J’ai trouvé mon premier éditeur en 1989, et je n’ai cessé depuis d’enchaîner contrat sur contrat avec des maisons d’éditions. Citons Sylvie Messinger, Flammarion, Denoël, L’Harmattan, l’Atelier, Jacqueline Chambon, Éditions de Bourgogne et Actes-Sud avant Kontre Kulture, puis enfin Civitas et Sigest depuis.

Me présenter comme ayant eu du mal à me faire éditer c’est vraiment n’avoir rien compris à mon parcours et à la nature de mes difficultés.

Peu de temps après avoir rejoint E&R, j’ai proposé une série d’articles destinés à raconter ce que fut ma longue traversée du désert.

Les revoici.

 

7e et dernière partie : « Votre haine vous aveugle »

 

Chat échaudé craint l’eau froide. J’aurais été complètement idiote, quand je me relançai dans l’aventure éditoriale dix ans plus tard, de ne pas me méfier.

J’avais totalement changé mon fusil d’épaule. Apaisée et heureuse, j’avais repris mes études et rapatrié mon centre d’intérêt vers mon pays pour finalement chercher un éditeur susceptible de publier de l’Histoire.

Une fois encore, j’étais inclassable. Certes, c’était de l’Histoire, de la vraie, de l’Histoire de France, bien de chez nous. Titulaire d’un DEA, je connaissais désormais le métier, auquel je pouvais apporter ma facilité de plume. Mais je n’étais ni universitaire (vous enseignez où ?) ni susceptible de présenter une bibliographie personnelle attestant d’une quelconque reconnaissance sociale.

Il me fallut tout reprendre à zéro et partir à la recherche d’un éditeur comme si j’étais débutante.

Il en fut cette fois-là comme des précédentes : c’est mon texte qui parla pour moi. Un gros tapuscrit de 600 pages posé sur la table d’une dame suscita un intérêt immédiat : « Vous pouvez passer ? »

J’alertai d’emblée mon éditrice sur les difficultés que j’avais rencontrées dans le monde des médias, et lui suggérai même d’utiliser un pseudonyme. Ce que je voulais, c’était toucher le public, avec mon nom ou avec un autre.

Non. Elle me rassura. Inutile. De l’eau a passé sous les ponts, ne vous inquiétez pas. Ça ira.

 

Tu parles !

 

Il en fut avec elle comme avec ceux qui l’avaient précédée : c’est mon originalité qui l’avait séduite.
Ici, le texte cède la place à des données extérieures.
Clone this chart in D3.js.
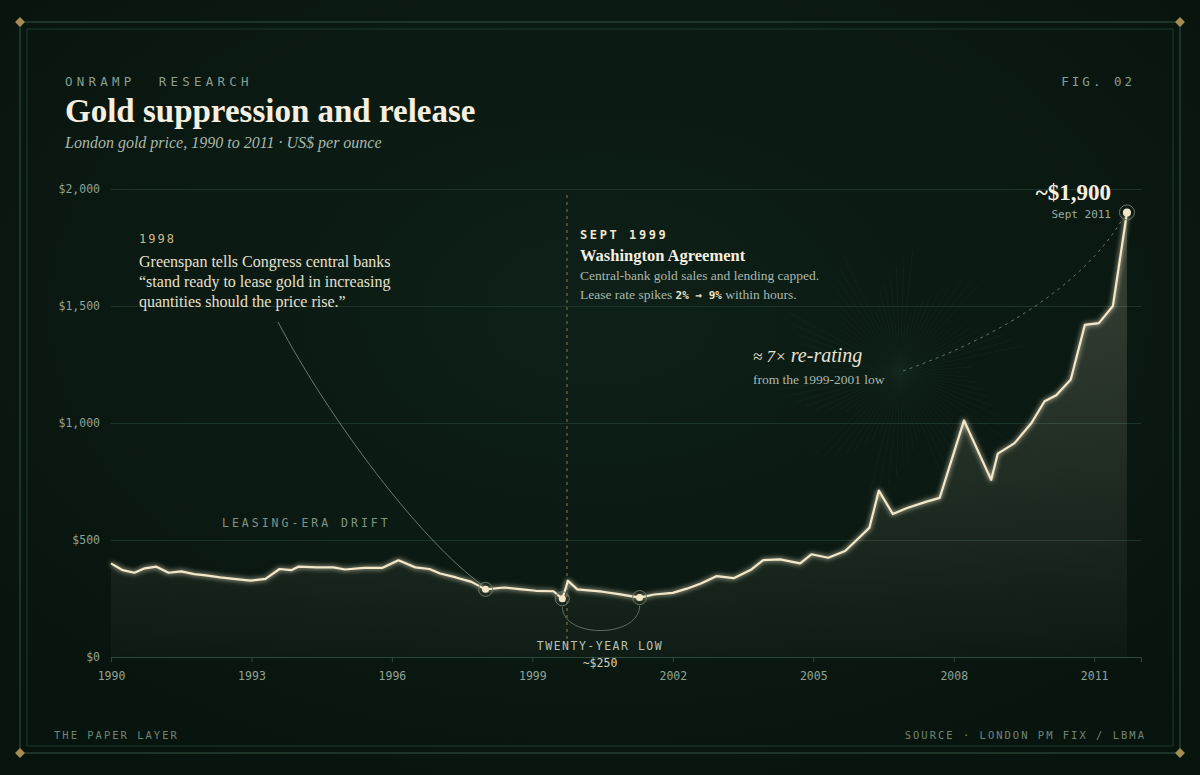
<!DOCTYPE html>
<html>
<head>
<meta charset="utf-8">
<script src="https://cdn.jsdelivr.net/npm/d3@7"></script>
<style>
  html, body { margin: 0; padding: 0; background: #0a1812; }
  svg { display: block; }
</style>
</head>
<body>
<script>
// gold price, fractional year -> US$/oz
var years = [1990.0,1990.25,1990.5,1990.72,1990.97,1991.23,1991.5,1991.78,1992.03,1992.33,1992.67,1992.98,
  1993.3,1993.6,1993.85,1994.0,1994.4,1994.75,1995.0,1995.4,1995.8,1996.14,1996.5,1996.8,1997.03,1997.37,
  1997.7,1998.0,1998.4,1998.73,1999.07,1999.45,1999.64,1999.76,1999.96,2000.5,2000.85,2001.29,2001.6,2002.0,
  2002.3,2002.6,2002.94,2003.3,2003.68,2003.93,2004.29,2004.72,2004.96,2005.32,2005.68,2006.0,2006.2,2006.4,
  2006.7,2006.99,2007.42,2007.7,2008.22,2008.8,2008.94,2009.3,2009.66,2009.94,2010.19,2010.5,2010.8,2011.1,
  2011.4,2011.7];
var prices = [400,371,360,379,386,360,366,354,349,340,333,326,
  334,376,371,386,383,383,374,381,381,413,383,376,357,340,
  321,289,297,290,283,281,249,326,289,279,269,254,267,274,
  292,314,346,337,374,414,417,400,439,424,453,514,553,711,
  611,636,664,680,1011,757,869,914,1000,1093,1119,1186,1419,1427,
  1500,1900];
var yTicks = [0, 500, 1000, 1500, 2000];
var xTicks = [1990, 1993, 1996, 1999, 2002, 2005, 2008, 2011];

var W = 1200, H = 775;
var serif = "'Liberation Serif', 'DejaVu Serif', serif";
var mono = "'DejaVu Sans Mono', monospace";
var cream = '#f4e8c8', muted = '#8a9e91', gold = '#cdb98a', grid = '#1d3428';

var data = years.map(function(y, i) { return {x: y, y: prices[i]}; });

var svg = d3.select('body').append('svg').attr('width', W).attr('height', H);
var defs = svg.append('defs');

var bg = defs.append('radialGradient').attr('id', 'bg').attr('cx', '50%').attr('cy', '40%').attr('r', '75%');
bg.append('stop').attr('offset', '0%').attr('stop-color', '#0e2018');
bg.append('stop').attr('offset', '100%').attr('stop-color', '#07130d');
svg.append('rect').attr('width', W).attr('height', H).attr('fill', 'url(#bg)');

var fillGrad = defs.append('linearGradient').attr('id', 'fillGrad').attr('x1', 0).attr('y1', 0).attr('x2', 0).attr('y2', 1);
fillGrad.append('stop').attr('offset', '0%').attr('stop-color', '#f4e8c8').attr('stop-opacity', 0.2);
fillGrad.append('stop').attr('offset', '100%').attr('stop-color', '#f4e8c8').attr('stop-opacity', 0.02);

var glow = defs.append('filter').attr('id', 'glow').attr('x', '-10%').attr('y', '-10%').attr('width', '120%').attr('height', '120%');
glow.append('feGaussianBlur').attr('stdDeviation', 2.5).attr('result', 'b');
var fm = glow.append('feMerge');
fm.append('feMergeNode').attr('in', 'b');
fm.append('feMergeNode').attr('in', 'SourceGraphic');

// frame
svg.append('rect').attr('x', 20).attr('y', 22).attr('width', 1160).attr('height', 731)
  .attr('fill', 'none').attr('stroke', '#2c4a39').attr('stroke-width', 1.2);
svg.append('rect').attr('x', 27).attr('y', 29).attr('width', 1146).attr('height', 717)
  .attr('fill', 'none').attr('stroke', '#1f3a2c').attr('stroke-width', 1);
[[20, 22], [1180, 22], [20, 753], [1180, 753]].forEach(function(p) {
  svg.append('rect').attr('x', p[0] - 3.5).attr('y', p[1] - 3.5).attr('width', 7).attr('height', 7)
    .attr('fill', '#a88d52').attr('transform', 'rotate(45,' + p[0] + ',' + p[1] + ')');
});

// header
svg.append('text').attr('x', 65).attr('y', 86).text('ONRAMP  RESEARCH')
  .attr('font-family', mono).attr('font-size', 12.5).attr('letter-spacing', 4.2).attr('fill', muted)
  .attr('xml:space', 'preserve');
svg.append('text').attr('x', 1135).attr('y', 86).attr('text-anchor', 'end').text('FIG. 02')
  .attr('font-family', mono).attr('font-size', 12.5).attr('letter-spacing', 3).attr('fill', muted);
svg.append('text').attr('x', 65).attr('y', 122).text('Gold suppression and release')
  .attr('font-family', serif).attr('font-size', 33).attr('font-weight', 'bold').attr('fill', '#f6efe0');
svg.append('text').attr('x', 65).attr('y', 148).text('London gold price, 1990 to 2011 · US$ per ounce')
  .attr('font-family', serif).attr('font-size', 16).attr('font-style', 'italic').attr('fill', '#a9b8ad');

// footer
svg.append('text').attr('x', 54).attr('y', 739).text('THE PAPER LAYER')
  .attr('font-family', mono).attr('font-size', 10.5).attr('letter-spacing', 2).attr('fill', '#6f8577');
svg.append('text').attr('x', 1146).attr('y', 739).attr('text-anchor', 'end').text('SOURCE · LONDON PM FIX / LBMA')
  .attr('font-family', mono).attr('font-size', 10.5).attr('letter-spacing', 2).attr('fill', '#6f8577');

var x = d3.scaleLinear().domain([1990, 2012]).range([111, 1141]);
var y = d3.scaleLinear().domain([0, 2000]).range([657, 189]);

// grid + y labels
var yAxis = svg.append('g').attr('transform', 'translate(111,0)')
  .call(d3.axisLeft(y).tickValues(yTicks).tickSize(-1030).tickFormat(function(d) { return '$' + d3.format(',')(d); }));
yAxis.select('.domain').remove();
yAxis.selectAll('.tick line').attr('stroke', grid).attr('stroke-width', 1);
yAxis.selectAll('.tick text').attr('x', -11).attr('fill', '#8fa396').attr('font-family', mono).attr('font-size', 11.5);

// x axis
var xAxis = svg.append('g').attr('transform', 'translate(0,657)')
  .call(d3.axisBottom(x).tickValues(xTicks).tickSize(5).tickFormat(d3.format('d')));
xAxis.select('.domain').attr('stroke', '#2d4b3b');
xAxis.selectAll('.tick line').attr('stroke', '#2d4b3b');
xAxis.selectAll('.tick text').attr('y', 15).attr('fill', '#8fa396').attr('font-family', mono).attr('font-size', 11.5);

// starburst behind 7x label
var burst = svg.append('g').attr('opacity', 0.35);
d3.range(0, 360, 4).forEach(function(a) {
  var r = a * Math.PI / 180, len = 60 + (a * 37 % 70);
  burst.append('line').attr('x1', 900).attr('y1', 372)
    .attr('x2', 900 + Math.cos(r) * len).attr('y2', 372 + Math.sin(r) * len)
    .attr('stroke', '#2a4334').attr('stroke-width', 0.5);
});

// area
var area = d3.area().x(function(d) { return x(d.x); }).y0(y(0)).y1(function(d) { return y(d.y); });
svg.append('path').attr('d', area(data)).attr('fill', 'url(#fillGrad)');

// Washington dashed line
var wa = 1999.74;
svg.append('line').attr('x1', x(wa)).attr('x2', x(wa)).attr('y1', 195).attr('y2', 650)
  .attr('stroke', '#8c7a4e').attr('stroke-width', 1).attr('stroke-dasharray', '3,4');

// line
var line = d3.line().x(function(d) { return x(d.x); }).y(function(d) { return y(d.y); });
svg.append('path').attr('d', line(data)).attr('fill', 'none').attr('stroke', cream)
  .attr('stroke-width', 2.2).attr('stroke-linejoin', 'round').attr('filter', 'url(#glow)');

// markers
function marker(d, r) {
  svg.append('circle').attr('cx', x(d.x)).attr('cy', y(d.y)).attr('r', r + 3.5)
    .attr('fill', 'none').attr('stroke', '#6e7a6a').attr('stroke-width', 1);
  svg.append('circle').attr('cx', x(d.x)).attr('cy', y(d.y)).attr('r', r).attr('fill', cream);
}
var p1998 = data[27], low1 = data[32], low2 = data[37], last = data[data.length - 1];
marker(p1998, 3.5); marker(low1, 3.5); marker(low2, 3.5); marker(last, 4);

// 1998 annotation
svg.append('path')
  .attr('d', 'M278,322 C330,420 420,540 ' + (x(p1998.x) - 3) + ',' + (y(p1998.y) - 4))
  .attr('fill', 'none').attr('stroke', '#6f8577').attr('stroke-width', 0.9);
svg.append('text').attr('x', 139).attr('y', 243).text('1998')
  .attr('font-family', mono).attr('font-size', 12).attr('letter-spacing', 2).attr('fill', gold);
['Greenspan tells Congress central banks', '\u201cstand ready to lease gold in increasing',
 'quantities should the price rise.\u201d'].forEach(function(t, i) {
  svg.append('text').attr('x', 139).attr('y', 267 + i * 20).text(t)
    .attr('font-family', serif).attr('font-size', 16).attr('fill', '#e6e0cf');
});

// Washington annotation
svg.append('text').attr('x', 580).attr('y', 239).text('SEPT 1999')
  .attr('font-family', mono).attr('font-size', 12).attr('font-weight', 'bold').attr('letter-spacing', 2.6).attr('fill', '#f0e6cc');
svg.append('text').attr('x', 580).attr('y', 261).text('Washington Agreement')
  .attr('font-family', serif).attr('font-size', 16.5).attr('font-weight', 'bold').attr('fill', '#f6efe0');
svg.append('text').attr('x', 580).attr('y', 280).text('Central-bank gold sales and lending capped.')
  .attr('font-family', serif).attr('font-size', 13.5).attr('fill', '#a9b8ad');
var lt = svg.append('text').attr('x', 580).attr('y', 299)
  .attr('font-family', serif).attr('font-size', 13.5).attr('fill', '#a9b8ad');
lt.append('tspan').text('Lease rate spikes ');
lt.append('tspan').text('2% \u2192 9%').attr('font-family', mono).attr('font-size', 11).attr('font-weight', 'bold').attr('fill', '#efe3c4');
lt.append('tspan').text(' within hours.');

// leasing-era drift
svg.append('text').attr('x', 222).attr('y', 527).text('LEASING-ERA DRIFT')
  .attr('font-family', mono).attr('font-size', 11.5).attr('letter-spacing', 3).attr('fill', '#7f9486');

// twenty-year low bracket
var bx1 = x(low1.x), bx2 = x(low2.x), by = y(low1.y) + 8;
svg.append('path').attr('d', 'M' + bx1 + ',' + by + ' C' + bx1 + ',' + (by + 32) + ' ' + bx2 + ',' + (by + 32) + ' ' + bx2 + ',' + (y(low2.y) + 8))
  .attr('fill', 'none').attr('stroke', '#5a6e60').attr('stroke-width', 1);
svg.append('text').attr('x', 600).attr('y', 650).attr('text-anchor', 'middle').text('TWENTY-YEAR LOW')
  .attr('font-family', mono).attr('font-size', 11.5).attr('letter-spacing', 1.5).attr('fill', '#b8c2b5');
svg.append('text').attr('x', 600).attr('y', 667).attr('text-anchor', 'middle').text('~$250')
  .attr('font-family', mono).attr('font-size', 11.5).attr('fill', '#d6cfb8');

// re-rating
svg.append('path').attr('d', 'M903,371 C990,340 1080,290 ' + (x(last.x) - 4) + ',' + (y(last.y) + 6))
  .attr('fill', 'none').attr('stroke', '#5f7767').attr('stroke-width', 1).attr('stroke-dasharray', '3,4');
var rr = svg.append('text').attr('x', 753).attr('y', 362)
  .attr('font-family', serif).attr('font-size', 20).attr('font-style', 'italic').attr('fill', '#e8e2d2');
rr.append('tspan').text('\u2248 7\u00d7 ').attr('font-size', 17);
rr.append('tspan').text('re-rating');
svg.append('text').attr('x', 753).attr('y', 384).text('from the 1999-2001 low')
  .attr('font-family', serif).attr('font-size', 13.5).attr('fill', '#a9b8ad');

// peak label
svg.append('text').attr('x', 1111).attr('y', 200).attr('text-anchor', 'end').text('~$1,900')
  .attr('font-family', serif).attr('font-size', 23).attr('font-weight', 'bold').attr('fill', '#f6efe0');
svg.append('text').attr('x', 1111).attr('y', 218).attr('text-anchor', 'end').text('Sept 2011')
  .attr('font-family', mono).attr('font-size', 11).attr('fill', '#9aab9e');
</script>
</body>
</html>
En abordant les réseaux de trafic d’enfants sous l’Ancien régime, j’apportais une lecture différente et iconoclaste de ce que nos manuels scolaires nous avaient enseigné. De plus, ma découverte de la face cachée les Lumières et de ce que valait l’anticléricalisme de bon ton de la société française avait tout ce qu’il fallait pour susciter son intérêt. Alors comme ça les crimes de l’Eglise ne seraient pas ce qu’on en a dit ? Et les violeurs d’enfants ne seraient pas ceux qu’on croit ? Intéressant, intéressant.

Le résultat de ma recherche était si touffu, si dense, que de mon manuscrit original elle décida de faire deux livres. Il y aurait « La Marche rouge » pour parler des enlèvements d’enfants, et « Mourir à l’ombre des Lumières » pour raconter la tragédie de Damiens, dont la découverte avait été à l’origine de ma recherche.

Le premier serait un essai et du second elle me demanda de faire un roman. Je n’en avais jamais fait. A partir de la trame originale, je lui en fournis un en trois mois de temps. A réception elle m’appela pour me demander si je pouvais y apporter une correction.

« Une » ? Oui, une. Elle voulait savoir si je pouvais placer au début d’un chapitre les deux phrase que j’avais placées à la fin dudit. C’est tout. Pour le reste, je n’avais même pas besoin d’un correcteur.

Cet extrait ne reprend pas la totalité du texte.